Through a change to my diet and an exercise routine, I was able to start the healing process. It didn’t happen over night. In fact, it took years, but it did happen. I cut out inflammation causing foods and adapted an exercise routine that enabled me to fight back. Every day I felt as if I was fighting for my life—at least the quality of it anyway. 

That is why I am a Beachbody coach. I want to pay that hope forward. I want to reach those who feel hopeless. I want to show them how to rebuild their life. I want to show them that it is possible, at any age, under any circumstances to change our lives. It is about building physical, mental, and spiritual strength. We can overcome our circumstances. 

Will it be easy? No, it won’t be. But it will be worth it. 

The harder that we fight for something the more valuable that it becomes to us.
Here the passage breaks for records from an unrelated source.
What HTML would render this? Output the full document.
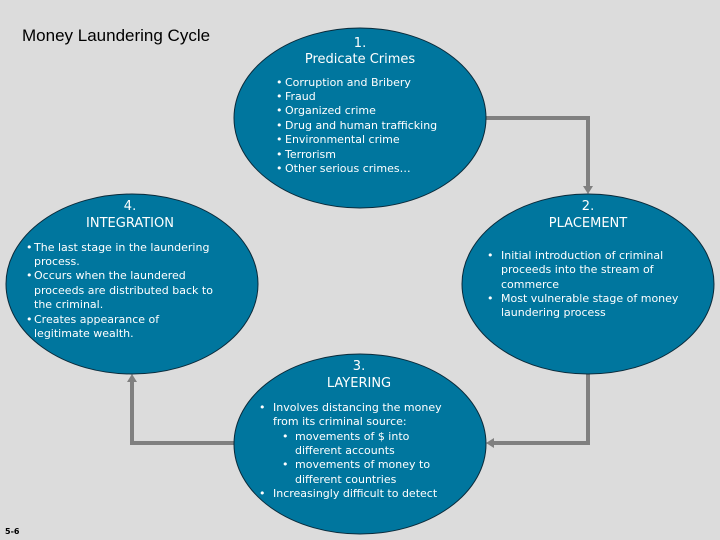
<!DOCTYPE html>
<html><head><meta charset="utf-8"><style>
html,body{margin:0;padding:0;background:#dcdcdc;}
svg{display:block;}
.t{font-family:"DejaVu Sans","Liberation Sans",sans-serif;fill:#fff;font-size:11px;}
.h{font-family:"DejaVu Sans","Liberation Sans",sans-serif;fill:#fff;font-size:13px;text-anchor:middle;}
</style></head><body>
<svg width="720" height="540" viewBox="0 0 720 540" xmlns="http://www.w3.org/2000/svg">
<rect width="720" height="540" fill="#dcdcdc"/>
<text x="22" y="41" font-family="Liberation Sans, Arial, sans-serif" font-size="17" fill="#000">Money Laundering Cycle</text>
<text x="5" y="534" font-family="DejaVu Sans, sans-serif" font-size="8" font-weight="bold" fill="#000">5-6</text>
<g stroke="#808080" stroke-width="4" fill="none">
<polyline points="485,118 588,118 588,188"/>
<polyline points="588,373 588,443 494,443"/>
<polyline points="234,443 132,443 132,381"/>
</g>
<g fill="#808080">
<polygon points="583,186 593,186 588,194"/>
<polygon points="494,438 494,448 486,443"/>
<polygon points="127,382 137,382 132,374"/>
</g>
<g fill="#00769e" stroke="#0a2a3a" stroke-width="1">
<ellipse cx="360" cy="118" rx="126" ry="90"/>
<ellipse cx="588" cy="284" rx="126" ry="90"/>
<ellipse cx="360" cy="444" rx="126" ry="90"/>
<ellipse cx="132" cy="284" rx="126" ry="90"/>
</g>
<text class="h" x="360" y="47">1.</text>
<text class="h" x="360" y="63">Predicate Crimes</text>
<g class="t">
<text x="276" y="86">•</text><text x="285" y="86">Corruption and Bribery</text>
<text x="276" y="100">•</text><text x="285" y="100">Fraud</text>
<text x="276" y="114">•</text><text x="285" y="114">Organized crime</text>
<text x="276" y="129">•</text><text x="285" y="129">Drug and human trafficking</text>
<text x="276" y="143">•</text><text x="285" y="143">Environmental crime</text>
<text x="276" y="158">•</text><text x="285" y="158">Terrorism</text>
<text x="276" y="172">•</text><text x="285" y="172">Other serious crimes…</text>
</g>
<text class="h" x="588" y="210">2.</text>
<text class="h" x="588" y="227">PLACEMENT</text>
<g class="t">
<text x="487" y="259">•</text><text x="501" y="259">Initial introduction of criminal</text>
<text x="501" y="273">proceeds into the stream of</text>
<text x="501" y="288">commerce</text>
<text x="487" y="302">•</text><text x="501" y="302">Most vulnerable stage of money</text>
<text x="501" y="316">laundering process</text>
</g>
<text class="h" x="130" y="210">4.</text>
<text class="h" x="130" y="227">INTEGRATION</text>
<g class="t">
<text x="26" y="251">•</text><text x="34" y="251">The last stage in the laundering</text>
<text x="34" y="265">process.</text>
<text x="26" y="279">•</text><text x="34" y="279">Occurs when the laundered</text>
<text x="34" y="294">proceeds are distributed back to</text>
<text x="34" y="308">the criminal.</text>
<text x="26" y="323">•</text><text x="34" y="323">Creates appearance of</text>
<text x="34" y="337">legitimate wealth.</text>
</g>
<text class="h" x="359" y="370">3.</text>
<text class="h" x="359" y="387">LAYERING</text>
<g class="t">
<text x="259" y="411">•</text><text x="273" y="411">Involves distancing the money</text>
<text x="273" y="425">from its criminal source:</text>
<text x="282" y="440">•</text><text x="295" y="440">movements of $ into</text>
<text x="295" y="454">different accounts</text>
<text x="282" y="468">•</text><text x="295" y="468">movements of money to</text>
<text x="295" y="483">different countries</text>
<text x="259" y="497">•</text><text x="273" y="497">Increasingly difficult to detect</text>
</g>
</svg>
</body></html>
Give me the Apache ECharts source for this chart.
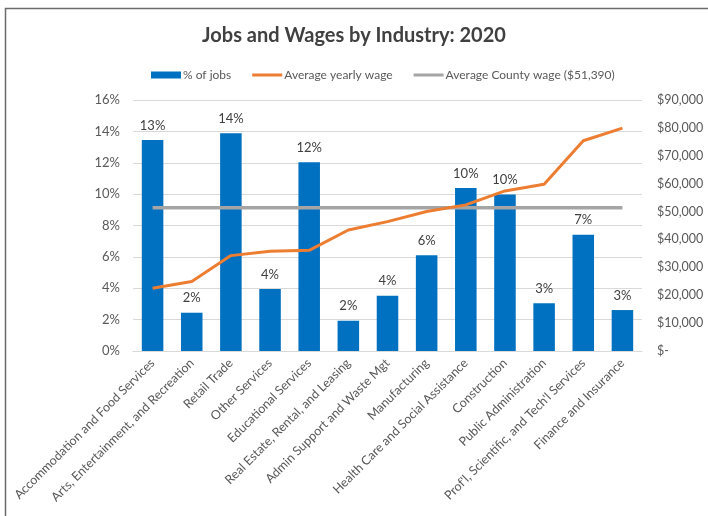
<!DOCTYPE html>
<html>
<head>
<meta charset="utf-8">
<script src="https://cdn.jsdelivr.net/npm/echarts@6/dist/echarts.min.js"></script>
<style>
  html, body { margin: 0; padding: 0; background: #fff; }
  #chart { width: 708px; height: 516px; }
</style>
</head>
<body>
<div id="chart"></div>
<script>
// Industries, ordered by average yearly wage
const industries = [
  'Accommodation and Food Services',
  'Arts, Entertainment, and Recreation',
  'Retail Trade',
  'Other Services',
  'Educational Services',
  'Real Estate, Rental, and Leasing',
  'Admin Support and Waste Mgt',
  'Manufacturing',
  'Health Care and Social Assistance',
  'Construction',
  'Public Administration',
  "Prof'l, Scientific, and Tech'l Services",
  'Finance and Insurance'
];

// Share of county jobs (percent)
const jobShare = [13.45, 2.44, 13.88, 3.95, 12.03, 1.93, 3.52, 6.10, 10.39, 9.98, 3.04, 7.41, 2.61];

// Average yearly wage by industry (dollars)
const avgWage = [22500, 24900, 34200, 35800, 36100, 43400, 46400, 50000, 52400, 57400, 59800, 75400, 79900];

// County-wide average wage
const countyWage = 51390;

const pctTicks = { min: 0, max: 16, interval: 2 };
const wageTicks = { min: 0, max: 90000, interval: 10000 };

const font = 'Lato, "Open Sans", sans-serif';
const textColor = '#595959';

const chart = echarts.init(document.getElementById('chart'), null, { renderer: 'canvas' });

chart.setOption({
  backgroundColor: '#ffffff',
  animation: false,
  textStyle: { fontFamily: font },
  title: {
    text: 'Jobs and Wages by Industry: 2020',
    left: 'center',
    top: 21,
    textStyle: { fontFamily: font, fontSize: 20, fontWeight: 'bold', color: '#404040' }
  },
  legend: {
    top: 64,
    left: 146,
    itemWidth: 30,
    itemHeight: 7,
    itemGap: 21,
    textStyle: { fontFamily: font, fontSize: 12, color: textColor, padding: [0, 0, 0, -3] },
    data: [
      { name: '% of jobs', icon: 'rect' },
      { name: 'Average yearly wage', icon: 'path://M0,0H100V10H0Z' },
      { name: 'Average County wage ($51,390)', icon: 'path://M0,0H100V10H0Z' }
    ]
  },
  graphic: [{
    type: 'rect',
    shape: { x: 5.5, y: 8.5, width: 720, height: 520 },
    style: { fill: 'none', stroke: '#6b6b6b', lineWidth: 1.5 },
    silent: true
  }],
  grid: { left: 133, right: 66, top: 100, bottom: 165, containLabel: false },
  xAxis: {
    type: 'category',
    data: industries,
    axisLine: { lineStyle: { color: '#d9d9d9', width: 1 } },
    axisTick: { show: false },
    axisLabel: {
      rotate: 45,
      interval: 0,
      margin: 10,
      fontFamily: font,
      fontSize: 12.5,
      color: textColor
    }
  },
  yAxis: [
    {
      type: 'value',
      min: pctTicks.min,
      max: pctTicks.max,
      interval: pctTicks.interval,
      axisLine: { show: false },
      axisTick: { show: false },
      splitLine: { lineStyle: { color: '#d9d9d9', width: 1 } },
      axisLabel: {
        margin: 13,
        fontFamily: font,
        fontSize: 13,
        color: textColor,
        formatter: v => v + '%'
      }
    },
    {
      type: 'value',
      min: wageTicks.min,
      max: wageTicks.max,
      interval: wageTicks.interval,
      axisLine: { show: false },
      axisTick: { show: false },
      splitLine: { show: false },
      axisLabel: {
        margin: 15,
        fontFamily: font,
        fontSize: 12.5,
        color: textColor,
        formatter: v => v === 0 ? '$-' : '$' + v.toLocaleString('en-US')
      }
    }
  ],
  series: [
    {
      name: '% of jobs',
      type: 'bar',
      yAxisIndex: 0,
      data: jobShare,
      barCategoryGap: '45%',
      itemStyle: { color: '#0070c0' },
      label: {
        show: true,
        position: 'top',
        distance: 8,
        fontFamily: font,
        fontSize: 13,
        color: '#404040',
        formatter: p => Math.round(p.value) + '%'
      }
    },
    {
      name: 'Average yearly wage',
      type: 'line',
      yAxisIndex: 1,
      data: avgWage,
      showSymbol: false,
      symbol: 'none',
      lineStyle: { color: '#ed7d31', width: 3 },
      itemStyle: { color: '#ed7d31' },
      z: 3
    },
    {
      name: 'Average County wage ($51,390)',
      type: 'line',
      yAxisIndex: 1,
      data: industries.map(() => countyWage),
      showSymbol: false,
      symbol: 'none',
      lineStyle: { color: '#a5a5a5', width: 3.5 },
      itemStyle: { color: '#a5a5a5' },
      z: 2
    }
  ]
});
</script>
</body>
</html>
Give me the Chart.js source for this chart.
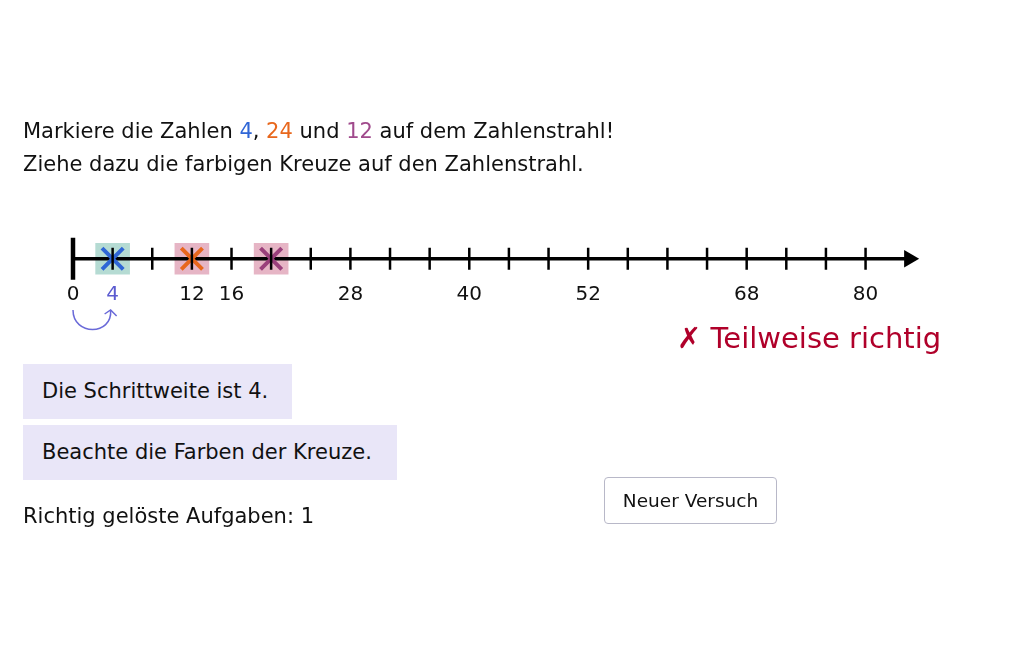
<!DOCTYPE html>
<html><head><meta charset="utf-8">
<script src="https://cdn.jsdelivr.net/npm/chart.js@4"></script>
<style>
body{margin:0;background:#fff;font-family:"DejaVu Sans","Open Sans",sans-serif;}
#wrap{position:relative;width:1032px;height:645px;}
canvas{position:absolute;left:0;top:0;}
.t{position:absolute;font-size:21px;color:#111;white-space:nowrap;}
.box{position:absolute;background:#e9e6f8;font-size:21px;color:#111;padding-left:19px;box-sizing:border-box;line-height:55px;}
#btn{position:absolute;left:604px;top:477px;width:173px;height:47px;border:1px solid #b8b8c8;border-radius:4px;box-sizing:border-box;text-align:center;line-height:45px;font-size:18.5px;color:#111;}
</style></head><body>
<div id="wrap">
<canvas id="myChart" width="1032" height="645"></canvas>
<div class="t" style="left:23px;top:119px">Markiere die Zahlen <span style="color:#2f66d6">4</span>, <span style="color:#e8671c">24</span> und <span style="color:#a04a8c">12</span> auf dem Zahlenstrahl!</div>
<div class="t" style="left:23px;top:152px">Ziehe dazu die farbigen Kreuze auf den Zahlenstrahl.</div>
<div class="t" style="left:677px;top:321px;font-size:29px;color:#b0002a">✗ Teilweise richtig</div>
<div class="box" style="left:23px;top:364px;width:269px;height:55px">Die Schrittweite ist 4.</div>
<div class="box" style="left:23px;top:425px;width:374px;height:55px">Beachte die Farben der Kreuze.</div>
<div class="t" style="left:23px;top:504px">Richtig gelöste Aufgaben: 1</div>
<div id="btn">Neuer Versuch</div>
</div>
<script>
const tickValues = [4,8,12,16,20,24,28,32,36,40,44,48,52,56,60,64,68,72,76,80];
const axisTicks = [0].concat(tickValues);
const shownLabels = [0,4,12,16,28,40,52,68,80];
const labelColors = {4: "#5b5bd0"};
const crossValues = [4, 12, 20];
const crossColors = ["#2f66d6", "#e8671c", "#9a3f7b"];
const boxColors = ["rgba(120,190,175,0.55)", "rgba(210,120,150,0.55)", "rgba(210,120,150,0.55)"];
const lineEnd = 84;
const arrowAt = 84.4;

const arc = {
  id: "arc",
  afterDraw(chart) {
    const x = chart.scales.x, c = chart.ctx;
    const x0 = x.getPixelForValue(0), x1 = x.getPixelForValue(4);
    const y = 310;
    c.save();
    c.strokeStyle = "#6a6ad8"; c.lineWidth = 1.5;
    c.beginPath();
    c.moveTo(x0, y);
    c.bezierCurveTo(x0, y + 26, x1, y + 26, x1 - 2, y);
    c.stroke();
    c.beginPath();
    c.moveTo(x1 - 8, y + 4); c.lineTo(x1 - 2, y); c.lineTo(x1 + 4, y + 6);
    c.stroke();
    c.restore();
  }
};

const ctx = document.querySelector("#myChart").getContext("2d");
new Chart(ctx, {
  type: "scatter",
  data: {
    datasets: [
      { data: crossValues.map(v => ({x: v, y: 0})), pointStyle: "rect", pointRadius: 24.5,
        pointBackgroundColor: boxColors, pointBorderWidth: 0, order: 6 },
      { type: "line", data: [{x: 0, y: 0}, {x: lineEnd, y: 0}], borderColor: "#000",
        borderWidth: 3.5, pointRadius: 0, order: 5, clip: false },
      { data: [{x: arrowAt, y: 0}], pointStyle: "triangle", rotation: 90, pointRadius: 10,
        pointBackgroundColor: "#000", pointBorderWidth: 0, order: 4, clip: false },
      { data: crossValues.map(v => ({x: v, y: 0})), pointStyle: "crossRot", pointRadius: 15,
        pointBorderColor: crossColors, pointBorderWidth: 4, order: 3 },
      { data: tickValues.map(v => ({x: v, y: 0})), pointStyle: "line", rotation: 90,
        pointRadius: 11, pointBorderColor: "#000", pointBorderWidth: 2.5, order: 2, clip: false },
      { data: [{x: 0, y: 0}], pointStyle: "line", rotation: 90,
        pointRadius: 21, pointBorderColor: "#000", pointBorderWidth: 4.5, order: 1, clip: false }
    ]
  },
  options: {
    animation: false, responsive: false, events: [],
    layout: { padding: { left: 73, right: 107, top: 243, bottom: 339 } },
    plugins: { legend: { display: false }, tooltip: { enabled: false } },
    scales: {
      x: { type: "linear", min: 0, max: 86, grid: { display: false }, border: { display: false },
        afterBuildTicks: s => { s.ticks = axisTicks.map(v => ({value: v})); },
        ticks: { autoSkip: false, maxRotation: 0, padding: 0,
          font: { size: 20, family: "DejaVu Sans" },
          color: c => labelColors[c.tick.value] || "#111",
          callback: v => shownLabels.includes(v) ? String(v) : "" } },
      y: { display: false, min: -1, max: 1 }
    }
  },
  plugins: [arc]
});
</script>
</body></html>
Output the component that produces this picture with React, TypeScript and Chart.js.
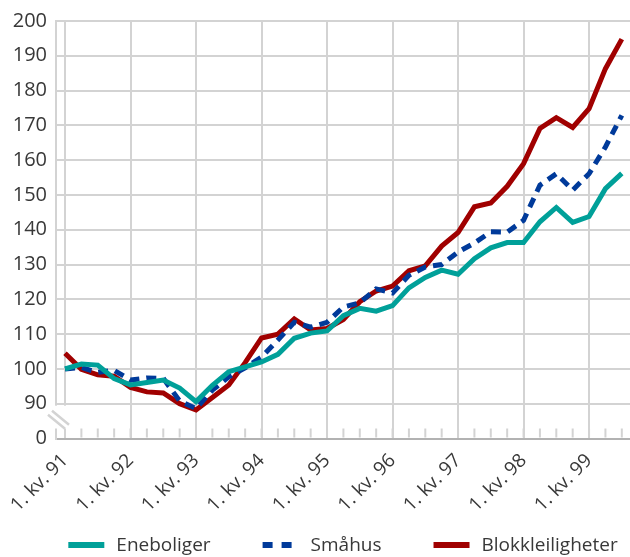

I see my health as a priceless gift. I’ve fought so hard to get to where I am today. And I never want to go back to that life again. While I can’t control what happens to me, I can decide how I want to handle it. Exercising and eating healthy is hard. Being sick, in pain, and miserable is also hard. Every day I get to choose which one is harder for me. When I don’t want to do my workout, I remember the feeling of lying in the bed, barely able to walk, crying in pain, and that is all I need to get up and push play on my workout. 

I also know that there is someone out there in the same shape that I was in. So I’m going to keep posting, keep inviting others to join me on my journey, and keep praying that God will lead me to those who need my help. I want to be there for those who are scarred, who feel broken, and who just need someone to care.